The paper rout of Bangladesh’s Aussie rout

Filed under: Paper Rout, Australia, Bangladesh — Rick Eyre @ 4:57 pm

Coverage from the British Sunday papers of Australia’s humiliation by Bangladesh at Sophia Gardens on Saturday:

Simon Wilde in the Sunday Times:

Bangladesh yesterday pulled off one of the greatest upsets in cricket, and possibly all sport

Vic Marks in the Observer:

At the start of the day we wondered whether the Aussie juggernaut was spluttering. By the end, it seemed to be missing several wheels.

Geoff Lawson in the Observer:

The surprise in the success of the chase should lie not in Australia’s failure to defend a total twice in four days but in the mature and disciplined fashion in which Bangladesh pursued.
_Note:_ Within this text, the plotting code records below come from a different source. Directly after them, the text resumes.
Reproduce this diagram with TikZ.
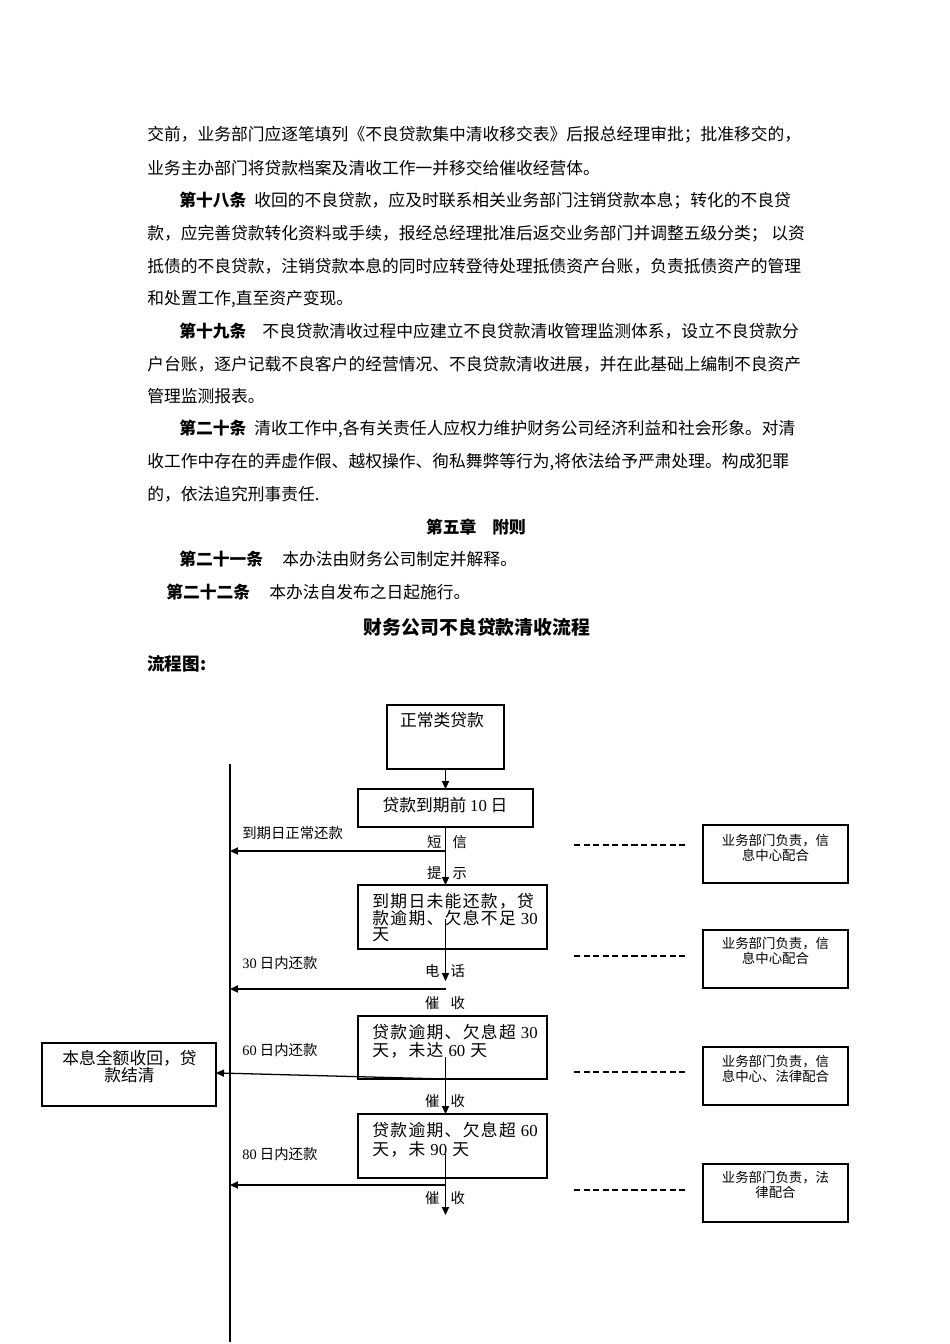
\documentclass[tikz,border=0pt]{standalone}
\usepackage{fontspec}
\setmainfont{Noto Sans CJK SC}
\newfontfamily\boxfont{Noto Sans CJK SC}[LetterSpace=8]
\newfontfamily\numf{Liberation Serif}
\usetikzlibrary{arrows.meta,fit}
\begin{document}
\begin{tikzpicture}[x=0.6263pt,y=-0.6263pt,
  body/.style={anchor=west,inner sep=0pt,font=\fontsize{10.5pt}{12pt}\selectfont},
  head/.style={inner sep=0pt,font=\fontsize{10.5pt}{12pt}\selectfont\bfseries},
  box/.style={draw,line width=0.8pt,inner sep=0pt,outer sep=0pt},
  lbl/.style={inner sep=0pt,font=\fontsize{9pt}{10pt}\selectfont},
  lblw/.style={lbl,anchor=west},
  arr/.style={line width=0.8pt,-{Triangle[length=5pt,width=4.5pt]}},
  ln/.style={line width=0.8pt},
  dsh/.style={line width=0.7pt,dash pattern=on 3.8pt off 2.2pt},
  rtxt/.style={inner sep=0pt,font=\fontsize{8.4pt}{9pt}\selectfont},
  btxt/.style={inner sep=0pt,anchor=west,font=\boxfont\fontsize{10.5pt}{11pt}\selectfont},
  ctxt/.style={inner sep=0pt,font=\fontsize{10.5pt}{11pt}\selectfont}
]
\useasboundingbox[fill=white] (0,0) rectangle (950,1344);

% ---------- body text ----------
\node[body] (t1) at (147,135) {交前，业务部门应逐笔填列《不良贷款集中清收移交表》后报总经理审批；批准移交的，};
\node[body] (t2) at (147,168) {业务主办部门将贷款档案及清收工作一并移交给催收经营体。};
\node[body] (t3) at (179,201) {{\bfseries 第十八条}\hspace{5pt}收回的不良贷款，应及时联系相关业务部门注销贷款本息；转化的不良贷};
\node[body] (t4) at (147,234) {款，应完善贷款转化资料或手续，报经总经理批准后返交业务部门并调整五级分类； 以资};
\node[body] (t5) at (147,266) {抵债的不良贷款，注销贷款本息的同时应转登待处理抵债资产台账，负责抵债资产的管理};
\node[body] (t6) at (147,299) {和处置工作,直至资产变现。};
\node[body] (t7) at (179,331) {{\bfseries 第十九条}\hspace{10pt}不良贷款清收过程中应建立不良贷款清收管理监测体系，设立不良贷款分};
\node[body] (t8) at (147,364) {户台账，逐户记载不良客户的经营情况、不良贷款清收进展，并在此基础上编制不良资产};
\node[body] (t9) at (147,396) {管理监测报表。};
\node[body] (t10) at (179,429) {{\bfseries 第二十条}\hspace{5pt}清收工作中,各有关责任人应权力维护财务公司经济利益和社会形象。对清};
\node[body] (t11) at (147,462) {收工作中存在的弄虚作假、越权操作、徇私舞弊等行为,将依法给予严肃处理。构成犯罪};
\node[body] (t12) at (147,494) {的，依法追究刑事责任.};
\node[head] (ch5) at (476,527) {第五章\hspace{10pt}附则};
\node[body] (t13) at (179,559) {{\bfseries 第二十一条}\hspace{12pt}本办法由财务公司制定并解释。};
\node[body] (t14) at (166,592) {{\bfseries 第二十二条}\hspace{12pt}本办法自发布之日起施行。};
\node[inner sep=0pt,font=\fontsize{11.8pt}{13pt}\selectfont\bfseries] (title) at (477,627) {财务公司不良贷款清收流程};
\node[anchor=west,inner sep=0pt,font=\fontsize{11pt}{13pt}\selectfont\bfseries] (lc) at (147,664) {流程图:};

% ---------- boxes ----------
\node[box,fit={(387,705)(504,769)}] (b1) {};
\node[box,fit={(358,789)(533,827)}] (b2) {};
\node[box,fit={(358,885)(547,949)}] (b3) {};
\node[box,fit={(358,1016)(547,1079)}] (b4) {};
\node[box,fit={(358,1114)(547,1178)}] (b5) {};
\node[box,fit={(42,1043)(216,1106)}] (bl) {};
\node[box,fit={(703,825)(848,883)}] (rA) {};
\node[box,fit={(703,930)(848,988)}] (rB) {};
\node[box,fit={(703,1047)(848,1105)}] (rC) {};
\node[box,fit={(703,1164)(848,1222)}] (rD) {};

% box texts
\node[ctxt] (b1t) at (442,720) {正常类贷款};
\node[ctxt] (b2t) at (445,805) {贷款到期前 {\numf 10} 日};
\node[btxt] (b3t1) at (372,901) {到期日未能还款，贷};
\node[btxt] (b3t2) at (372,918) {款逾期、欠息不足 {\numf 30}};
\node[btxt] (b3t3) at (372,935) {天};
\node[btxt] (b4t1) at (372,1032) {贷款逾期、欠息超 {\numf 30}};
\node[btxt] (b4t2) at (372,1050) {天，未达 {\numf 60} 天};
\node[btxt] (b5t1) at (372,1130) {贷款逾期、欠息超 {\numf 60}};
\node[btxt] (b5t2) at (372,1149) {天，未 {\numf 90} 天};
\node[ctxt] (blt1) at (129.5,1058) {本息全额收回，贷};
\node[ctxt] (blt2) at (129.5,1075) {款结清};
\node[rtxt] (rAt1) at (775.5,841) {业务部门负责，信};
\node[rtxt] (rAt2) at (775.5,855) {息中心配合};
\node[rtxt] (rBt1) at (775.5,944) {业务部门负责，信};
\node[rtxt] (rBt2) at (775.5,958) {息中心配合};
\node[rtxt] (rCt1) at (775.5,1062) {业务部门负责，信};
\node[rtxt] (rCt2) at (775.5,1076) {息中心、法律配合};
\node[rtxt] (rDt1) at (775.5,1178) {业务部门负责，法};
\node[rtxt] (rDt2) at (775.5,1192) {律配合};

% labels
\node[lblw] (l1) at (242,833) {到期日正常还款};
\node[lblw] (l2) at (242,963) {{\numf 30} 日内还款};
\node[lblw] (l3) at (242,1050) {{\numf 60} 日内还款};
\node[lblw] (l4) at (242,1154) {{\numf 80} 日内还款};
\node[lbl] (s1) at (447,842) {短\hspace{7pt}信};
\node[lbl] (s2) at (447,873) {提\hspace{7pt}示};
\node[lbl] (s3) at (445,971) {电\hspace{7pt}话};
\node[lbl] (s4) at (445,1003) {催\hspace{7pt}收};
\node[lbl] (s5) at (445,1101) {催\hspace{7pt}收};
\node[lbl] (s6) at (445,1198) {催\hspace{7pt}收};

% coordinates
\coordinate (mtop) at (230,764);
\coordinate (mbot) at (230,1342);
\coordinate (h1a) at (445.5,851);  \coordinate (h1b) at (230,851);
\coordinate (v3a) at (445.5,919);  \coordinate (v3b) at (445.5,981);
\coordinate (h2a) at (445.5,989);  \coordinate (h2b) at (230,989);
\coordinate (v4a) at (445.5,1057);
\coordinate (h3a) at (445.5,1079);
\coordinate (v5a) at (445.5,1154); \coordinate (v5b) at (445.5,1215);
\coordinate (h4a) at (445.5,1185); \coordinate (h4b) at (230,1185);

% connectors
\draw[ln] (mtop) -- (mbot);
\draw[arr] (b1.south) -- (b1.south |- b2.north);
\draw[arr] (b2.south) -- (b2.south |- b3.north);
\draw[arr] (h1a) -- (h1b);
\draw[arr] (v3a) -- (v3b);
\draw[arr] (h2a) -- (h2b);
\draw[arr] (v4a) -- (v4a |- b5.north);
\draw[arr] (h3a) -- ([yshift=1pt]bl.east);
\draw[arr] (v5a) -- (v5b);
\draw[arr] (h4a) -- (h4b);

% dashed lines
\coordinate (d1a) at (574,845);  \coordinate (d1b) at (688,845);
\coordinate (d2a) at (574,956);  \coordinate (d2b) at (688,956);
\coordinate (d3a) at (574,1072); \coordinate (d3b) at (688,1072);
\coordinate (d4a) at (574,1190); \coordinate (d4b) at (688,1190);
\draw[dsh] (d1a) -- (d1b);
\draw[dsh] (d2a) -- (d2b);
\draw[dsh] (d3a) -- (d3b);
\draw[dsh] (d4a) -- (d4b);
\end{tikzpicture}
\end{document}
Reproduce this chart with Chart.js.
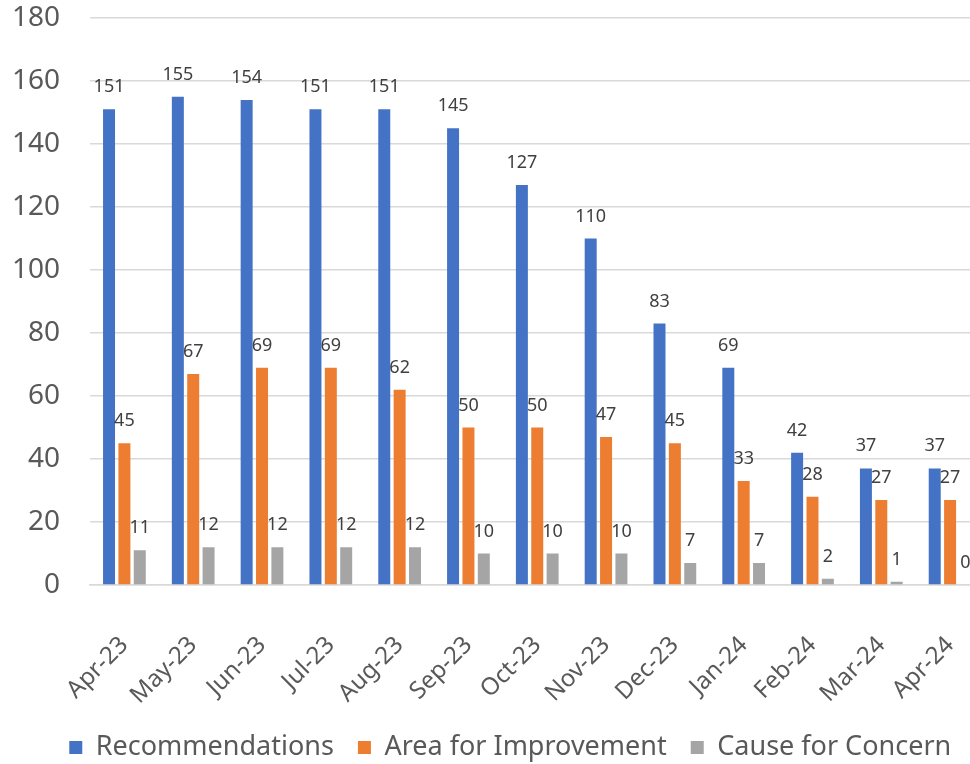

Scyld Berry in the Sunday Telegraph:

Australia’s amazingly demoralised mood stems from some combination of their two defeats last week, the disciplinary action which had to be taken against Andrew Symonds and may have to be taken against Hussey, and perhaps the realisation that their empire is finally in decline.

Mike Atherton in the Sunday Telegraph:

Their [Australia’s] hegemony over the last decade has been largely based on better bowling and out cricket than their opponents. And it is precisely these two areas where they have looked most out-of-sorts.

Worst headline of the match, however, goes to Sydney’s Sun-Herald. Going to press before the match was finished, they headlined Chloe Saltau’s report on the Australian innings with the title:

Bangers mash top order

A couple of MP3s on the ABC website: some post-match interviews by Jim Maxwell (12:13, 2.8megs) and the audio of the winning runs (1:12, 285k).